Klose-ing in on the perfect fit


By Andrea O'Neill '06

Keara Klose '14 has utilized the transferrable skills earned with her English degree to find her way to her perfect fit and help other Huskies realize their potential.

Like many students, Keara Klose '14 came to Bloomsburg University intending to declare a major she thought would provide the most secure future.

However, she was on campus less than a week when she realized occupational therapy might be secure, but security wasn't worth her

Keara Klose '14

happiness. Her love had always been English literature, and as she met her professors and got involved with the writing center, work-study, and the BU student newspaper, she found the resolve to do what she had wanted from the beginning. At the end of her sophomore year, Klose declared an English major and was buoyed by advice and guidance from Dr. Riley and Dr. Roggenbuck in the English department.

"I had wanted to declare an English major as a freshman, but was scared because people always told me that I wouldn't get a job,” explained Klose. Therapy seemed more practical. But English was where I was supposed to be.” 

Through her career experiences and student organizations, Klose grew more confident in the viability of the transferrable skills that an English degree provided. After graduation, Klose landed a content marketing specialist position with Construction Specialties. She did not have a marketing degree, but her skillset aligned perfectly, and her portfolio and copywriting proved it.

"They were like 'Wow, you can write," said Klose. "I said, 'Yes, I was an English major. I can absolutely do this job'.

"People don't realize what a good school [Bloom] is and the opportunities it can afford you. You have the writing, analytical, and critical thinking skills from your liberal arts degree that apply to jobs you wouldn't think of at first."

After spending two years with Construction Specialties and another two with SEKISUI KYDEX as a communications coordinator and corporate storyteller, Klose took a position with Cornell Cookson as a content marketing strategist. And while she loves the content creation part of her job, she has also felt a calling to help others with their ability to tell a story. After tutoring part-time for several years, Klose recently earned her MA in Professional Writing in the hopes of securing an adjunct faculty position at a local community college.

"I feel that my niche lies in helping people write, not just in writing myself,” Klose explained. “People get so wrapped up in how they think writing is supposed to be, like it’s this stuffy and overly formal thing. I strive to help people with their writing and ultimately, take away the fear surrounding it. Writing is not that scary, and can actually even be enjoyable! You don’t have to sound like a robot to write well.”

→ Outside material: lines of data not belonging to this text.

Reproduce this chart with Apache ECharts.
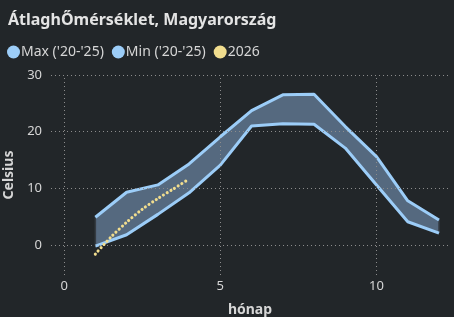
<!DOCTYPE html>
<html>
<head>
<meta charset="utf-8">
<script src="https://cdn.jsdelivr.net/npm/echarts@6/dist/echarts.min.js"></script>
<style>
html,body{margin:0;padding:0;background:#222629;}
#c{width:454px;height:317px;}
</style>
</head>
<body>
<div id="c"></div>
<script>
var months = [1,2,3,4,5,6,7,8,9,10,11,12];
var maxVals = [4.9, 9.3, 10.6, 14.3, 19.1, 23.7, 26.5, 26.6, 20.9, 15.6, 7.8, 4.4];
var minVals = [-0.2, 1.8, 5.4, 9.2, 14.1, 21.0, 21.4, 21.3, 17.1, 10.6, 4.1, 2.1];
var x2026 = [1, 1.5, 2, 2.5, 3, 3.5, 3.9];
var y2026 = [-1.6, 1.4, 4.0, 6.3, 8.2, 9.9, 11.3];
var xTicks = [0, 5, 10];
var yTicks = [0, 10, 20, 30];

var chart = echarts.init(document.getElementById('c'), null, {renderer:'canvas'});
var textCol = '#d6d6d6';
var lineBlue = '#9ccdf8';
var gridStyle = {color:'#8c8c8c', width:1, type:[1,3]};

var gridLines = xTicks.map(function(v){return {xAxis:v};}).concat(yTicks.map(function(v){return {yAxis:v};}));

function renderBand(params, api){
  if (params.dataIndex !== 0) return null;
  var pts = [];
  for (var i=0;i<months.length;i++) pts.push(api.coord([months[i], maxVals[i]]));
  for (var j=months.length-1;j>=0;j--) pts.push(api.coord([months[j], minVals[j]]));
  var n = months.length - 1;
  var l0 = api.coord([months[0], minVals[0]]), l1 = api.coord([months[0], maxVals[0]]);
  var r0 = api.coord([months[n], minVals[n]]), r1 = api.coord([months[n], maxVals[n]]);
  return {
    type:'group',
    children:[
      {type:'polygon', shape:{points:pts}, style:{fill:'#55697f', stroke:null}},
      {type:'line', shape:{x1:l0[0], y1:l0[1], x2:l1[0], y2:l1[1]}, style:{stroke:'#353b42', lineWidth:1.5}},
      {type:'line', shape:{x1:r0[0], y1:r0[1], x2:r1[0], y2:r1[1]}, style:{stroke:'#353b42', lineWidth:1.5}}
    ]
  };
}

var option = {
  backgroundColor:'#222629',
  animation:false,
  title:{
    text:'ÁtlaghŐmérséklet, Magyarország',
    left:3, top:7,
    textStyle:{color:'#e4e4e4', fontSize:16, fontWeight:'bold', fontFamily:'Noto Sans'}
  },
  legend:{
    left:2, top:40,
    itemWidth:13, itemHeight:13, itemGap:8,
    icon:'circle',
    data:["Max ('20-'25)", "Min ('20-'25)", "2026"],
    textStyle:{color:textCol, fontSize:14, fontFamily:'Noto Sans', padding:[0,0,0,-4]}
  },
  grid:{left:51, right:5, top:75, bottom:42, containLabel:false, outerBoundsMode:'none'},
  xAxis:{
    type:'value', min:-0.42, max:12.32,
    name:'hónap', nameLocation:'middle', nameGap:28,
    nameTextStyle:{color:textCol, fontSize:14, fontWeight:'bold', fontFamily:'Noto Sans'},
    axisLine:{show:false}, axisTick:{show:false}, splitLine:{show:false},
    axisLabel:{customValues:xTicks, color:textCol, fontSize:13, margin:5, fontFamily:'Noto Sans'}
  },
  yAxis:{
    type:'value', min:-5.3, max:30,
    name:'Celsius', nameLocation:'middle', nameGap:33, nameRotate:90,
    nameTextStyle:{color:textCol, fontSize:14, fontWeight:'bold', fontFamily:'Noto Sans'},
    axisLine:{show:false}, axisTick:{show:false}, splitLine:{show:false},
    axisLabel:{customValues:yTicks, color:textCol, fontSize:13, margin:9, fontFamily:'Noto Sans'}
  },
  series:[
    {
      name:'gridlines', type:'line', data:[], silent:true,
      markLine:{silent:true, symbol:'none', label:{show:false}, lineStyle:gridStyle, animation:false,
        emphasis:{disabled:true}, data:gridLines}
    },
    {
      name:'band', type:'custom', silent:true, renderItem:renderBand,
      data:[[months[0], minVals[0]]], z:1
    },
    {
      name:"Max ('20-'25)", type:'line', symbol:'none', color:lineBlue, z:3,
      lineStyle:{color:lineBlue, width:3},
      data:months.map(function(m,i){return [m, maxVals[i]];})
    },
    {
      name:"Min ('20-'25)", type:'line', symbol:'none', color:lineBlue, z:3,
      lineStyle:{color:lineBlue, width:3},
      data:months.map(function(m,i){return [m, minVals[i]];})
    },
    {
      name:'2026', type:'line', symbol:'none', color:'#f1dd8e', smooth:0.3,
      lineStyle:{color:'#f1dd8e', width:3.1, type:[0.01,4.3], cap:'round'},
      z:5,
      data:x2026.map(function(x,i){return [x, y2026[i]];})
    }
  ]
};
chart.setOption(option);
</script>
</body>
</html>
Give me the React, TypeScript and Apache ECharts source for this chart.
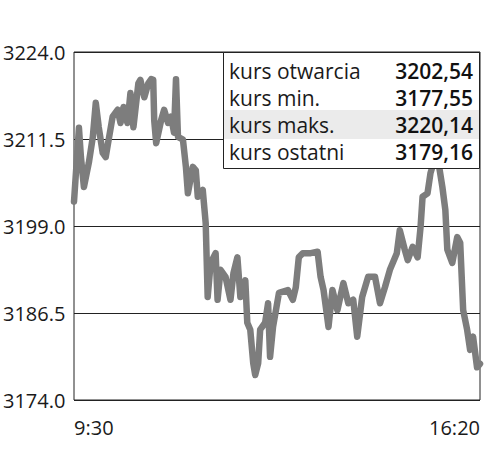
import React, { useEffect, useRef } from "react";
import * as echarts from "echarts";

// minutes since 9:30
const minutes = [0,5,7,10,15,19,22,25,29,32,35,39,44,47,50,54,57,60,65,67,71,75,78,80,81,83,88,91,95,98,101,103,105,110,113,115,120,123,125,130,133,135,138,143,145,148,153,158,161,165,168,173,175,178,181,183,186,188,193,196,198,201,207,216,221,224,227,231,239,246,249,252,257,261,266,272,277,282,286,291,297,304,309,314,319,326,329,334,337,342,347,350,352,357,360,364,368,372,375,377,382,387,390,393,397,400,403,407,410];
const prices = [3202.5,3213.1,3208.9,3204.6,3208.1,3211.8,3216.7,3213.2,3209.5,3208.9,3211.4,3214.7,3215.7,3213.8,3216.1,3213.8,3218.1,3213.2,3219.5,3220.0,3217.5,3219.5,3220.1,3220.0,3214.2,3210.9,3214.2,3215.7,3213.8,3214.7,3212.4,3220.1,3211.8,3211.4,3207.5,3203.7,3207.5,3207.0,3203.2,3204.2,3199.4,3188.8,3193.7,3195.1,3188.4,3192.7,3191.7,3188.4,3192.2,3194.5,3188.8,3191.2,3185.1,3184.1,3179.3,3177.6,3179.3,3184.1,3185.1,3187.9,3180.2,3184.5,3189.4,3189.8,3188.4,3190.2,3194.5,3195.1,3195.1,3195.3,3191.7,3189.8,3184.5,3189.8,3186.9,3190.8,3187.9,3188.4,3183.1,3188.8,3191.7,3191.7,3187.9,3190.2,3192.7,3195.1,3198.4,3195.6,3194.1,3196.0,3194.5,3198.9,3203.2,3203.7,3206.6,3208.5,3208.2,3204.6,3201.3,3195.6,3193.7,3197.4,3196.6,3186.9,3184.1,3181.2,3183.1,3178.7,3179.2];

const xTickLabels = ["9:30", "16:20"];
const tableLabels = ["kurs otwarcia", "kurs min.", "kurs maks.", "kurs ostatni"];
const tableValues = ["3202,54", "3177,55", "3220,14", "3179,16"];

const FONT = "Open Sans";

export default function App() {
  const ref = useRef<HTMLDivElement>(null);
  useEffect(() => {
    const chart = echarts.init(ref.current!, undefined, { renderer: "svg" });
    const data = minutes.map((m, i) => [m, prices[i]]);
    const rowY = [71, 98, 125, 152];
    const graphics: any[] = [
      { type: "rect", shape: { x: 223.5, y: 52.5, width: 256, height: 116 }, style: { fill: "#fff", stroke: "#222", lineWidth: 1 }, z: 10 },
      { type: "rect", shape: { x: 224, y: 110, width: 255, height: 29 }, style: { fill: "#ebebeb" }, z: 11 },
    ];
    tableLabels.forEach((t, i) => {
      graphics.push({ type: "text", x: 229, y: rowY[i], style: { text: t, fontFamily: FONT, fontSize: 21, fill: "#1a1a1a", textVerticalAlign: "middle", textAlign: "left" }, z: 12 });
      graphics.push({ type: "text", x: 473, y: rowY[i], style: { text: tableValues[i], fontFamily: FONT, fontSize: 21, fontWeight: 600, fill: "#111", textVerticalAlign: "middle", textAlign: "right" }, z: 12 });
    });
    chart.setOption({
      animation: false,
      grid: { left: 73, right: 20, top: 52, bottom: 55, show: true, borderColor: "#222", borderWidth: 1, backgroundColor: "transparent" },
      xAxis: {
        type: "value", min: 0, max: 410, interval: 410,
        axisLine: { show: false }, axisTick: { show: false }, splitLine: { show: false },
        axisLabel: {
          fontFamily: FONT, fontSize: 20, color: "#1a1a1a", margin: 17,
          alignMinLabel: "left", alignMaxLabel: "right",
          formatter: (v: number) => (v === 0 ? xTickLabels[0] : xTickLabels[1]),
        },
      },
      yAxis: {
        type: "value", min: 3174, max: 3224, interval: 12.5,
        axisLine: { show: false }, axisTick: { show: false },
        splitLine: { show: true, lineStyle: { color: "#222", width: 1 } },
        axisLabel: { fontFamily: FONT, fontSize: 20, color: "#1a1a1a", margin: 71, align: "left", formatter: (v: number) => v.toFixed(1) },
      },
      series: [{
        type: "line", data, showSymbol: false, symbol: "none",
        lineStyle: { color: "#7d7d7d", width: 6.5, join: "round", cap: "round" }, z: 3,
      }],
      graphic: graphics,
    });
    return () => chart.dispose();
  }, []);
  return <div ref={ref} style={{ position: "absolute", left: 0, top: 0, width: 500, height: 455 }} />;
}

Klose got the call she was hoping for from a local community college campus. And even though it was a tough juggle between both jobs, Klose has every intention of returning for a second semester.

All of this experience has allowed Klose to help inspire (and sometimes calm) fellow Huskies, especially those discouraged from declaring a major in the liberal arts because of a perceived lack of opportunity. She has been an alumni panelist and speaker on multiple occasions, including at the Career Intensive Boot Camp and the Careers in Arts, Social Sciences, and History Conference (CASSHCON).

"I've had a lot of fun moments,” recalled Klose “I get messages from students thanking me for encouraging them and speaking about being a full human instead of just working at your career 24/7. I tell them to work hard, but also make time for rest and self-care. Your mental health matters more than any job. I also like to remind them not to dim their true passions."

Keara Klose '14

Klose says It's been nice to return to campus and soak in the nostalgia, but it helps satisfy the teacher in her when she counsels students on using the transferrable skills they may not even know they have – and how to convince an employer they do.

"People tend to think they’re pigeonholed into specific jobs or fields once they’ve had a role dedicated to something. The thrill of it is that your career may not always be what you had planned on, but you can create even better, more fulfilling opportunities," said Klose. "Your dream job is probably not going to be one role, and it'll evolve. I never thought I'd work in the marketing and manufacturing field.”
Klose continues to teach even as she herself is learning.

"You think you're going to graduate and then be done," recalled Klose. "It's a journey, and it's ok if you don't get 'the one' right away. It's ok if the role you are in isn't one that you're planning on being in the rest of your life. You can pick and choose."

She closes with one more piece of advice: “Your plan that’s set in stone may crumble, but you can use those pieces to build another path – one that’s even better and brighter.”